Set problem>
Reproduce the listing below in full and without alteration, apart from its pictures.

Data shown>
◆ ◆ ◆ ◆ ◆
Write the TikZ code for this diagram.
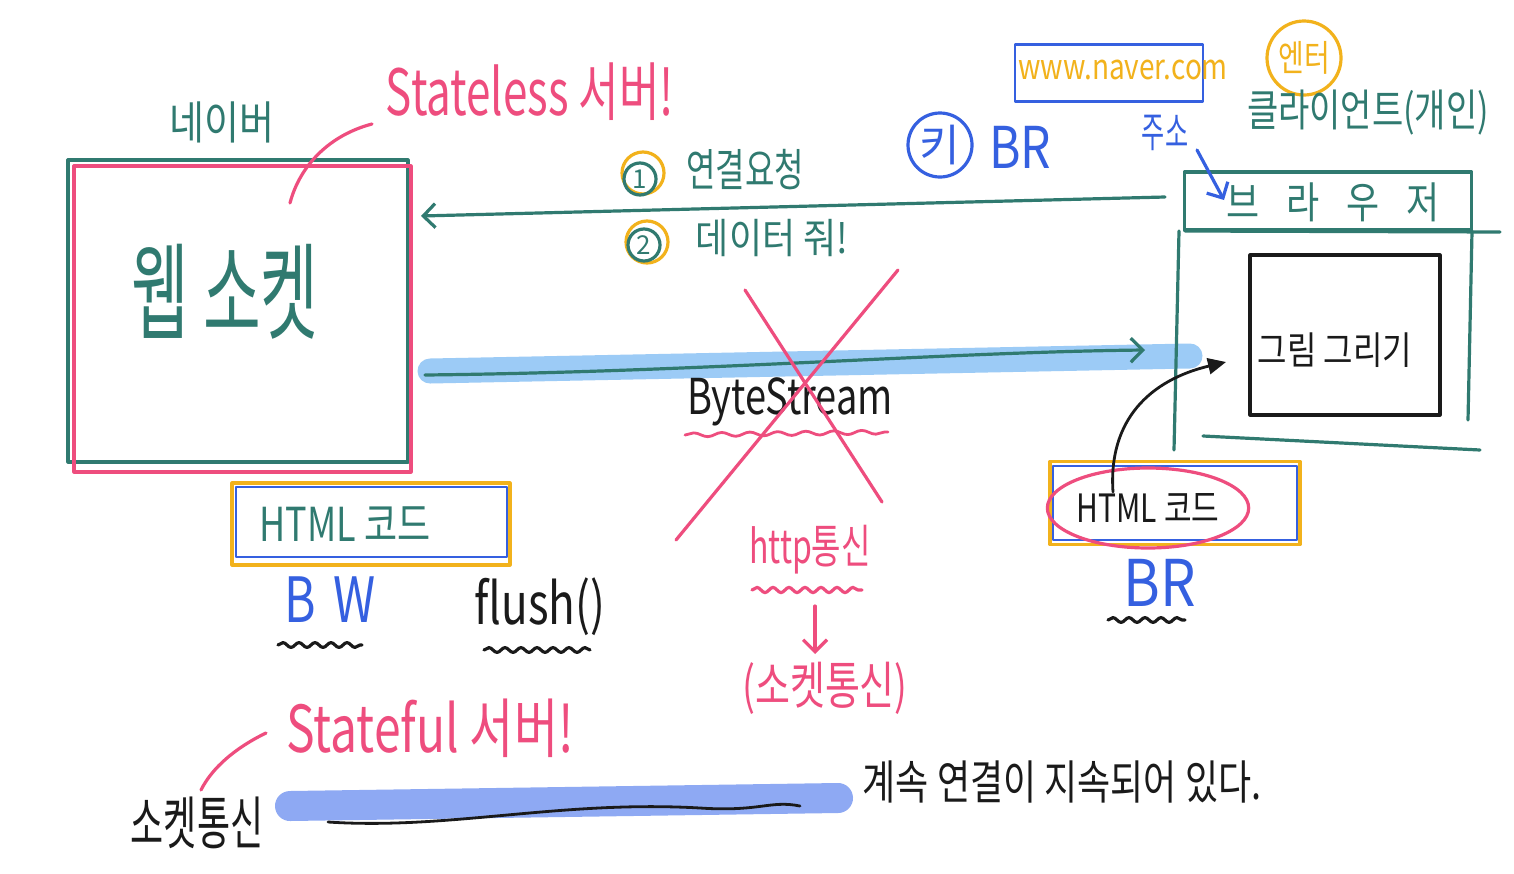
\documentclass[tikz,border=0pt]{standalone}
\usepackage{fontspec}
\newfontfamily\kr{Noto Sans CJK KR}
\usetikzlibrary{arrows.meta,decorations.pathmorphing,shapes.geometric}
\definecolor{tl}{HTML}{307A70}
\definecolor{pk}{HTML}{EE4D7E}
\definecolor{org}{HTML}{F2B21C}
\definecolor{bl}{HTML}{3560E0}
\definecolor{band}{HTML}{9CCBF6}
\definecolor{bandb}{HTML}{8EA9F3}
\definecolor{blk}{HTML}{1A1A1A}
\newcommand{\hwt}[3]{\scalebox{#1}[#2]{#3}}
\tikzset{
  every node/.style={inner sep=0pt, outer sep=0pt},
  fs/.style={font=\kr\fontsize{#1}{#1}\selectfont},
  stroke/.style={line width=1.6pt},
  wavy/.style={line width=1.6pt, decorate, decoration={snake, amplitude=#1, segment length=8pt}},
  barb/.style={-{Straight Barb[length=6pt,width=12pt,line width=1.6pt]}},
}
\begin{document}
\begin{tikzpicture}[x=0.5pt,y=-0.5pt,line cap=round,line join=round]
\fill[white] (0,0) rectangle (1514,873);
\useasboundingbox (0,0) rectangle (1514,873);

% highlight bands
\draw[band, line width=12.5pt] (430,371) -- (1190,356);
\draw[bandb, line width=15pt] (290,806) -- (838,798);

% ---------------- left server ----------------
\node[fs=19, text=tl] (naver) at (222,122) {\hwt{1}{1.2}{네이버}};
\node[draw=tl, stroke, minimum width=170pt, minimum height=151pt] (server) at (238,311) {};
\draw[pk, stroke] (74,166) rectangle (411,472);
\node[fs=33, text=tl] (websock) at (225,292) {\hwt{0.95}{1.6}{웹 소켓}};

\node[fs=22, text=pk] (stateless) at (530,92) {\hwt{1}{1.45}{Stateless 서버!}};
\coordinate (slstart) at (372,124);
\coordinate (slend) at (290,203);
\draw[pk, stroke] (slstart) .. controls (330,135) and (300,165) .. (slend);

% left html code
\node[draw=org, stroke, minimum width=139pt, minimum height=41pt] (lhtmlbox) at (371,524) {};
\draw[bl, line width=1.2pt] (236,487) rectangle (507,557);
\node[fs=18, text=tl] (lhtml) at (345,524) {\hwt{1}{1.3}{HTML 코드}};

\node[fs=24, text=bl] (bw) at (330,600) {\hwt{1}{1.3}{B\hspace{0.35em}W}};
\draw[blk, wavy=1.2pt] (278,645) -- (362,645);
\node[fs=22, text=blk] (flush) at (540,607) {\hwt{1}{1.3}{flush()}};
\draw[blk, wavy=1.2pt] (484,650) -- (590,650);

% ---------------- request / response ----------------
\coordinate (reqfrom) at (1165,197);
\coordinate (reqto) at (421,216);
\draw[tl, stroke, barb] (reqfrom) -- (reqto);
\node[circle, draw=org, stroke, minimum size=21pt] (c1o) at (643,173) {};
\node[circle, draw=tl, stroke, minimum size=16pt, fs=13, text=tl] (c1) at (640,179) {1};
\node[fs=16, text=tl] (conn) at (745,170) {\hwt{1}{1.4}{연결요청}};
\node[circle, draw=org, stroke, minimum size=21pt] (c2o) at (647,242) {};
\node[circle, draw=tl, stroke, minimum size=16pt, fs=13, text=tl] (c2) at (644,245) {2};
\node[fs=18, text=tl] (data) at (772,238) {\hwt{1}{1.15}{데이터 줘!}};

% byte stream
\coordinate (bsfrom) at (425,375);
\coordinate (bsto) at (1145,350);
\draw[tl, stroke, barb] (bsfrom) .. controls (700,372) and (950,352) .. (bsto);
\node[fs=19, text=blk] (bytes) at (790,402) {\hwt{1}{1.3}{ByteStream}};
\draw[pk, line width=1.4pt, decorate, decoration={snake, amplitude=1pt, segment length=14pt}] (685,435) -- (888,432);
\draw[pk, stroke] (745,290) -- (882,502);
\draw[pk, stroke] (898,270) -- (676,540);

\node[fs=16, text=pk] (http) at (810,550) {\hwt{1}{1.45}{http통신}};
\draw[pk, wavy=1.3pt] (752,590) -- (862,590);
\node[fs=19, text=pk] (sockc) at (825,688) {\hwt{1}{1.35}{(소켓통신)}};
\coordinate (downfrom) at (815,606);
\coordinate (downto) at (815,654);
\draw[pk, stroke, barb] (downfrom) -- (downto);

% ---------------- browser ----------------
\node[draw=bl, line width=1.4pt, minimum width=94pt, minimum height=28.5pt] (urlbox) at (1109,73) {};
\node[fs=14, text=org] (url) at (1123,70) {\hwt{1}{1.25}{www.naver.com}};
\node[circle, draw=org, stroke, minimum size=37pt, fs=14, text=org] (enter) at (1304,58) {\hwt{1}{1.3}{엔터}};
\node[fs=17, text=tl] (client) at (1368,113) {\hwt{1}{1.3}{클라이언트(개인)}};
\node[circle, draw=bl, stroke, minimum size=32pt, fs=22, text=bl] (ki) at (940,145) {키};
\node[fs=24, text=bl] (br1) at (1020,147) {\hwt{1}{1.2}{BR}};
\node[fs=14, text=bl] (addr) at (1165,133) {\hwt{0.9}{1.5}{주소}};

\node[draw=tl, stroke, minimum width=143.5pt, minimum height=29pt] (bhead) at (1328,201) {};
\node[fs=18, text=tl] (brtitle) at (1333,202) {\hwt{1}{1.2}{브\hspace{0.75em}라\hspace{0.75em}우\hspace{0.75em}저}};
\coordinate (addrfrom) at (1197,150);
\coordinate (addrto) at (1224,200);
\draw[bl, stroke, barb] (addrfrom) -- (addrto);
\draw[tl, stroke] (1185,231) -- (1500,232);
\draw[tl, stroke] (1179,231) -- (1174,450);
\draw[tl, stroke] (1472,231) -- (1468,420);
\draw[tl, stroke] (1203,436) -- (1480,450);

\node[draw=blk, stroke, minimum width=95pt, minimum height=80pt] (paint) at (1345,335) {};
\node[fs=16, text=blk] (painttxt) at (1335,350) {\hwt{1}{1.2}{그림 그리기}};

% right html code
\node[draw=org, stroke, minimum width=125pt, minimum height=41.5pt] (rhtmlbox) at (1175,503) {};
\draw[bl, line width=1.2pt] (1053,466) rectangle (1297,540);
\node[ellipse, draw=pk, stroke, minimum width=93pt, minimum height=40pt, fs=15, text=blk] (rhtml) at (1148,508) {\hwt{1}{1.3}{HTML 코드}};
\coordinate (arrstart) at (1113,492);
\coordinate (arrend) at (1226,362);
\draw[blk, line width=1.4pt, -{Triangle[length=9pt,width=8pt]}] (arrstart) .. controls (1108,420) and (1150,380) .. (arrend);

\node[fs=28, text=bl] (br2) at (1160,583) {\hwt{1}{1.15}{BR}};
\draw[blk, wavy=1.2pt] (1108,620) -- (1185,620);

% ---------------- stateful ----------------
\node[fs=24, text=pk] (stateful) at (430,728) {\hwt{1}{1.35}{Stateful 서버!}};
\node[fs=18, text=blk] (socket) at (197,823) {\hwt{1}{1.6}{소켓통신}};
\coordinate (sfstart) at (266,733);
\coordinate (sfend) at (201,790);
\draw[pk, stroke] (sfstart) .. controls (235,748) and (212,768) .. (sfend);
\draw[blk, line width=1.4pt] (328,822) .. controls (450,830) and (560,800) .. (700,808) .. controls (760,812) and (770,800) .. (800,806);
\node[fs=18, text=blk] (always) at (1062,782) {\hwt{1}{1.3}{계속 연결이 지속되어 있다.}};
\end{tikzpicture}
\end{document}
◆ ◆ ◆ ◆ ◆
Full solution>
Write the TikZ code for this diagram.
\documentclass[tikz,border=0pt]{standalone}
\usepackage{fontspec}
\newfontfamily\kr{Noto Sans CJK KR}
\usetikzlibrary{arrows.meta,decorations.pathmorphing,shapes.geometric}
\definecolor{tl}{HTML}{307A70}
\definecolor{pk}{HTML}{EE4D7E}
\definecolor{org}{HTML}{F2B21C}
\definecolor{bl}{HTML}{3560E0}
\definecolor{band}{HTML}{9CCBF6}
\definecolor{bandb}{HTML}{8EA9F3}
\definecolor{blk}{HTML}{1A1A1A}
\newcommand{\hwt}[3]{\scalebox{#1}[#2]{#3}}
\tikzset{
  every node/.style={inner sep=0pt, outer sep=0pt},
  fs/.style={font=\kr\fontsize{#1}{#1}\selectfont},
  stroke/.style={line width=1.6pt},
  wavy/.style={line width=1.6pt, decorate, decoration={snake, amplitude=#1, segment length=8pt}},
  barb/.style={-{Straight Barb[length=6pt,width=12pt,line width=1.6pt]}},
}
\begin{document}
\begin{tikzpicture}[x=0.5pt,y=-0.5pt,line cap=round,line join=round]
\fill[white] (0,0) rectangle (1514,873);
\useasboundingbox (0,0) rectangle (1514,873);

% highlight bands
\draw[band, line width=12.5pt] (430,371) -- (1190,356);
\draw[bandb, line width=15pt] (290,806) -- (838,798);

% ---------------- left server ----------------
\node[fs=19, text=tl] (naver) at (222,122) {\hwt{1}{1.2}{네이버}};
\node[draw=tl, stroke, minimum width=170pt, minimum height=151pt] (server) at (238,311) {};
\draw[pk, stroke] (74,166) rectangle (411,472);
\node[fs=33, text=tl] (websock) at (225,292) {\hwt{0.95}{1.6}{웹 소켓}};

\node[fs=22, text=pk] (stateless) at (530,92) {\hwt{1}{1.45}{Stateless 서버!}};
\coordinate (slstart) at (372,124);
\coordinate (slend) at (290,203);
\draw[pk, stroke] (slstart) .. controls (330,135) and (300,165) .. (slend);

% left html code
\node[draw=org, stroke, minimum width=139pt, minimum height=41pt] (lhtmlbox) at (371,524) {};
\draw[bl, line width=1.2pt] (236,487) rectangle (507,557);
\node[fs=18, text=tl] (lhtml) at (345,524) {\hwt{1}{1.3}{HTML 코드}};

\node[fs=24, text=bl] (bw) at (330,600) {\hwt{1}{1.3}{B\hspace{0.35em}W}};
\draw[blk, wavy=1.2pt] (278,645) -- (362,645);
\node[fs=22, text=blk] (flush) at (540,607) {\hwt{1}{1.3}{flush()}};
\draw[blk, wavy=1.2pt] (484,650) -- (590,650);

% ---------------- request / response ----------------
\coordinate (reqfrom) at (1165,197);
\coordinate (reqto) at (421,216);
\draw[tl, stroke, barb] (reqfrom) -- (reqto);
\node[circle, draw=org, stroke, minimum size=21pt] (c1o) at (643,173) {};
\node[circle, draw=tl, stroke, minimum size=16pt, fs=13, text=tl] (c1) at (640,179) {1};
\node[fs=16, text=tl] (conn) at (745,170) {\hwt{1}{1.4}{연결요청}};
\node[circle, draw=org, stroke, minimum size=21pt] (c2o) at (647,242) {};
\node[circle, draw=tl, stroke, minimum size=16pt, fs=13, text=tl] (c2) at (644,245) {2};
\node[fs=18, text=tl] (data) at (772,238) {\hwt{1}{1.15}{데이터 줘!}};

% byte stream
\coordinate (bsfrom) at (425,375);
\coordinate (bsto) at (1145,350);
\draw[tl, stroke, barb] (bsfrom) .. controls (700,372) and (950,352) .. (bsto);
\node[fs=19, text=blk] (bytes) at (790,402) {\hwt{1}{1.3}{ByteStream}};
\draw[pk, line width=1.4pt, decorate, decoration={snake, amplitude=1pt, segment length=14pt}] (685,435) -- (888,432);
\draw[pk, stroke] (745,290) -- (882,502);
\draw[pk, stroke] (898,270) -- (676,540);

\node[fs=16, text=pk] (http) at (810,550) {\hwt{1}{1.45}{http통신}};
\draw[pk, wavy=1.3pt] (752,590) -- (862,590);
\node[fs=19, text=pk] (sockc) at (825,688) {\hwt{1}{1.35}{(소켓통신)}};
\coordinate (downfrom) at (815,606);
\coordinate (downto) at (815,654);
\draw[pk, stroke, barb] (downfrom) -- (downto);

% ---------------- browser ----------------
\node[draw=bl, line width=1.4pt, minimum width=94pt, minimum height=28.5pt] (urlbox) at (1109,73) {};
\node[fs=14, text=org] (url) at (1123,70) {\hwt{1}{1.25}{www.naver.com}};
\node[circle, draw=org, stroke, minimum size=37pt, fs=14, text=org] (enter) at (1304,58) {\hwt{1}{1.3}{엔터}};
\node[fs=17, text=tl] (client) at (1368,113) {\hwt{1}{1.3}{클라이언트(개인)}};
\node[circle, draw=bl, stroke, minimum size=32pt, fs=22, text=bl] (ki) at (940,145) {키};
\node[fs=24, text=bl] (br1) at (1020,147) {\hwt{1}{1.2}{BR}};
\node[fs=14, text=bl] (addr) at (1165,133) {\hwt{0.9}{1.5}{주소}};

\node[draw=tl, stroke, minimum width=143.5pt, minimum height=29pt] (bhead) at (1328,201) {};
\node[fs=18, text=tl] (brtitle) at (1333,202) {\hwt{1}{1.2}{브\hspace{0.75em}라\hspace{0.75em}우\hspace{0.75em}저}};
\coordinate (addrfrom) at (1197,150);
\coordinate (addrto) at (1224,200);
\draw[bl, stroke, barb] (addrfrom) -- (addrto);
\draw[tl, stroke] (1185,231) -- (1500,232);
\draw[tl, stroke] (1179,231) -- (1174,450);
\draw[tl, stroke] (1472,231) -- (1468,420);
\draw[tl, stroke] (1203,436) -- (1480,450);

\node[draw=blk, stroke, minimum width=95pt, minimum height=80pt] (paint) at (1345,335) {};
\node[fs=16, text=blk] (painttxt) at (1335,350) {\hwt{1}{1.2}{그림 그리기}};

% right html code
\node[draw=org, stroke, minimum width=125pt, minimum height=41.5pt] (rhtmlbox) at (1175,503) {};
\draw[bl, line width=1.2pt] (1053,466) rectangle (1297,540);
\node[ellipse, draw=pk, stroke, minimum width=93pt, minimum height=40pt, fs=15, text=blk] (rhtml) at (1148,508) {\hwt{1}{1.3}{HTML 코드}};
\coordinate (arrstart) at (1113,492);
\coordinate (arrend) at (1226,362);
\draw[blk, line width=1.4pt, -{Triangle[length=9pt,width=8pt]}] (arrstart) .. controls (1108,420) and (1150,380) .. (arrend);

\node[fs=28, text=bl] (br2) at (1160,583) {\hwt{1}{1.15}{BR}};
\draw[blk, wavy=1.2pt] (1108,620) -- (1185,620);

% ---------------- stateful ----------------
\node[fs=24, text=pk] (stateful) at (430,728) {\hwt{1}{1.35}{Stateful 서버!}};
\node[fs=18, text=blk] (socket) at (197,823) {\hwt{1}{1.6}{소켓통신}};
\coordinate (sfstart) at (266,733);
\coordinate (sfend) at (201,790);
\draw[pk, stroke] (sfstart) .. controls (235,748) and (212,768) .. (sfend);
\draw[blk, line width=1.4pt] (328,822) .. controls (450,830) and (560,800) .. (700,808) .. controls (760,812) and (770,800) .. (800,806);
\node[fs=18, text=blk] (always) at (1062,782) {\hwt{1}{1.3}{계속 연결이 지속되어 있다.}};
\end{tikzpicture}
\end{document}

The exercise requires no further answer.